In a past life, the marketer and the financier existed in two separate realms. Such was the way of the siloed business that the “creative” functionality was not attune to, nor involved in, the money-based world of finance. And never was this more eloquently articulated than in the John Wanamaker quote, “Half the money I spend on advertising is wasted; the trouble is I don’t know which half.”
Luckily for us, and for the Wanamakers of the future, marketing and revenue have found their groove—giving up their individual choreography to form one unbeatable double act.
But what caused this seismic shift? It all comes down to metrics. What you’re measuring and why you’re measuring it.
Historically speaking, the metrics of success for marketing and finance were worlds apart. While the marketer focused on and forecasted the more volume-centered units sold, the financier relied on the actual dollars and cents. In CFO language, the bottom-line was the end all, be all.
But the rise of the experience economy brought us more than just the new “it” buzzword.
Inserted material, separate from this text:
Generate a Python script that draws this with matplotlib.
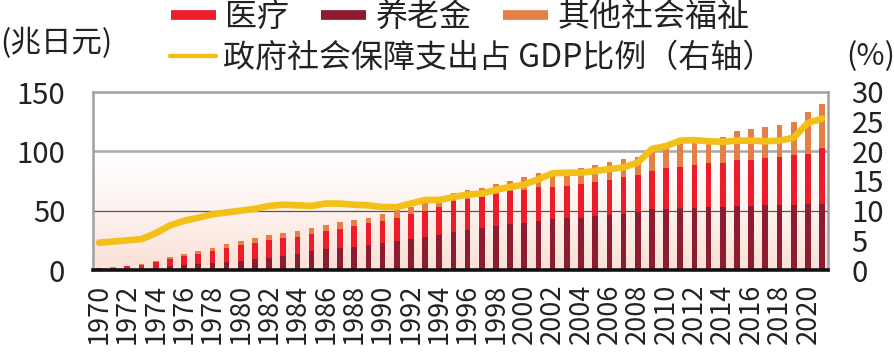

A convergence of interests fostered by this new environment resulted in the sudden and inextricable meeting of the minds.
Marketing and finance, together at last.
To put it simply, our customer-focused world produced a new approach to measurement, one that noticeably removed the product from the forefront, replacing it instead with the customer.
The effect of this metric remapping? A key alignment of the goals and metrics between previously disparate functionalities.
In this landscape, reports abound with acronyms like CAC (customer acquisition cost) and CLV (customer lifetime value). Talk of strategy migrates swiftly from product and units to loyalty and experience. The underlying theme connecting every strategy and number? The customer.
And as businesses look towards the “what’s next” of it all, one thing remains constant. Success lies not in any internal role, but in the strategic role of the customer. The data, insight, and opportunity brought to any business by those who keep them in business. And we’ve got the metrics to prove it.